Chapter 1 Method of Moments

1.1 Introduction

Method of moments estimation is based solely on the law of large numbers, which we repeat here:

Let $$M_1, M_2,...$$ be independent random variables having a common distribution possessing a mean $$\mu_M$$. Then the sample means converge to the distributional mean as the number of observations increase.

$\bar{M}_n = \frac{1}{n}\sum_{i=1}^n M_i \rightarrow \mu_M \text{, as } n \rightarrow\infty$

To show how the method of moments determines an estimator, we first consider the case of one parameter. We start with independent random variables $$X_1, X_2,...$$ chosen according to the probability density $$f_X(x|\theta)$$ associated to an unknown parameter value $$\theta$$. The common mean of the $$X_i$$, $$\mu_X$$, is a function $$k(\theta)$$ of $$\theta$$. For example, if the $$X_i$$ are continuous random variables, then

$\mu_X = \int_{-\infty}^{\infty}xf_X(x|\theta) dx =k(\theta).$

The law of large numbers states that

$\bar{X}_n = \frac{1}{n}\sum_{i=1}^n X_i \rightarrow \mu_X \text{, as } n \rightarrow\infty$

Thus, if the number of observations $$n$$ is large, the distributional mean, $$\mu= k(\theta)$$, should be well approximated by the sample mean, i.e.,

$\bar{X} \approx k(\theta)$

This can be turned into an estimator $$\hat{\theta}$$ by setting

$\bar{X} \approx k(\hat{\theta})$

and solving for $$\hat{\theta}$$.

1.2 The Procedure

More generally, for independent random variables $$X_1, X_2,...$$ chosen according to the probability distribution derived from the parameter value $$\theta$$ and $$m$$ a real valued function, if $$k(\theta) = E_{\theta}m(X_1)$$, then

$\frac{1}{n}\sum_{i=1}^n m(X_i) \rightarrow k(\theta) \text{, as } n \rightarrow\infty$

The method of moments results from the choices $$m(x) = x^m$$. Write

$µ_m = EX^m = k_m(\theta).$

for the $$m$$-th moment.

Our estimation procedure follows from these 4 steps to link the sample moments to parameter estimates.

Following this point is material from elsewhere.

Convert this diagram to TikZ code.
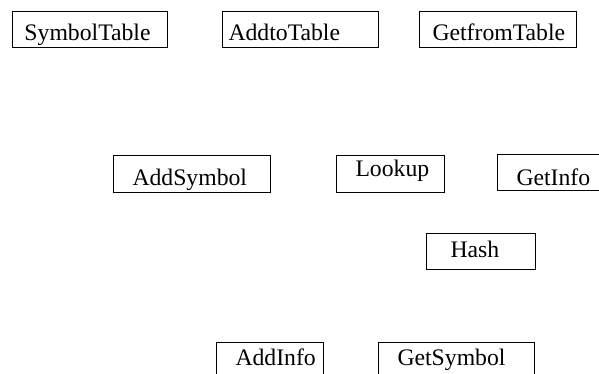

• Step 1. If the model has $$d$$ parameters, we compute the functions $$k_m$$ for the first $$d$$ moments,

$\mu_1 = k_1(\theta_1, \theta_2 ..., \theta_d), \mu_2 = k_2(\theta_1, \theta_2 ..., \theta_d), ..., \mu_d = k_d(\theta_1, \theta_2 ..., \theta_d),$

obtaining $$d$$ equations in $$d$$ unknowns.

• Step 2. We then solve for the $$d$$ parameters as a function of the moments.

$\theta_1 = g_1(\mu_1, \mu_2, ··· , \mu_d), \theta_2 = g_2(\mu_1, \mu_2, ··· , \mu_d), ..., \theta_d = g_d(\mu_1, \mu_2, ··· , \mu_d)$

• Step 3. Now, based on the data $$x = (x_1, x_2,...,x_n)$$, we compute the first $$d$$ sample moments

$\bar{x} = \frac{1}{n}\sum_{i=1}^n x_i, \bar{x^2} = \frac{1}{n}\sum_{i=1}^n x_i^2, \dots, \bar{x^d} = \frac{1}{n}\sum_{i=1}^n x_i^d,$

• Step 4. We replace the distributional moments $$\mu_m$$ by the sample moments $$x_m$$, then the formulas for the method of moment estimators $$(\hat{\theta}_1,\hat{\theta}_2,\dots,\hat{\theta}_d)$$. For the data $$x$$, these estimates are

$\hat{\theta}_1(x)=g_1(\bar{x},\bar{x^2},\dots,\bar{x^d}),\hat{\theta}_2(x)=g_1(\bar{x},\bar{x^2},\dots,\bar{x^d}),\dots,\hat{\theta}_d(x)=g_d(\bar{x},\bar{x^2},\dots,\bar{x^d}).$

1.3 Example

Consider the uniform distribution on the interval $$[a,b]$$, $$U(a,b)$$. If $$W\sim U(a,b)$$ then we have

$\mu_1 = \mathbb{E}[W] = \frac{1}{2}(a+b) \\ \mu_2 = \mathbb{E}[W^2] = \frac{1}{3}(a^2 + ab +b^2)$

Solving these equations gives

$\hat{a} = \mu_1 - \sqrt{3(\mu_2-\mu_1^2)} \\ \hat{b} = \mu_1 + \sqrt{3(\mu_2-\mu_1^2)}$

Given a set of samples $$w_1,w_2,\dots$$ we can use the sample moments $$\hat{\mu}_1$$ and $$\hat{\mu}_2$$ in these formula in order to estimate $$a$$ and $$b$$.